Ich weiß nun nicht einmal mehr, wie alt meine Accounts bei FB und Twitter inzwischen sind und ob ich bei Instagram überhaupt je einen angelegt habe – einzig Whatsapp habe ich mich beharrlich verweigert. Was ich aber genau weiß: Ich habe bis heute weder eine eigene FB-Site, noch habe ich je aktiv etwas getweetet – auch, weil ich die Erfolge meines morgendlichen Stuhlgangs für mich zwar als essentiell erlebe, in Relation zum übrigen Weltgeschehen indes für ziemlich irrelevant halte…
Wenn ich dagegen meine, der Öffentlichkeit Relevantes mitzuteilen zu haben – das kommt in meinem Beruf nun mal regelmäßig vor – habe ich es in den entsprechenden Medien meiner Arbeit- oder Auftraggeber natürlich getan. Und wenn die meinten, von mir gelieferte Inhalte auch außerhalb selbst herausgegebener Publikationen zusätzlich über die sozialen Medien zu verbreiten oder auch nur zu bewerben, hatte ich damit natürlich keinerlei Probleme. Aber dazu musste ich mich ja nicht eigener SM-Accounts bedienen…
Die heute als Überlebensvoraussetzung im Journalismus nachgerade zur Selbstverständlichkeit geronnene Überzeugung der Notwendigkeit des „Selbstmarketings“ ist für mich – auf den Journalismus bezogen – auch nur EIN Teil des in meinem vorangegangenen Postings herausgestellten „Salonfähigwerdung“ der Egomanie. Und wo die – nicht zwingend „bewusstseinspflichtig“ – zur Triebfeder wird, muss man sich über die Folgen im Privaten wie Geschäftlichen wie Öffentlichen doch nicht wundern.

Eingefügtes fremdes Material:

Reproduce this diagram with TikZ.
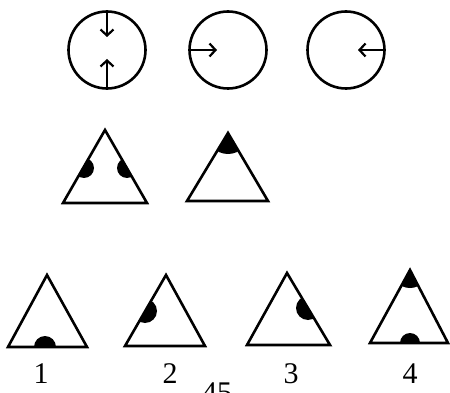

Was habe ich nun wegen dieser persönlichen Auffassung in den vergangenen 15 Jahren verloren?
Hmm, ich weiß es nicht so wirklich. Was ich aber wirklich weiß: ich habe in dieser Zeit weitergelebt und das nicht einmal schlecht! Gefehlt hat mir nix – zumindest nix, das ich mit einer aktiven und intensiven Nutzung der SM hätte „heilen“ können.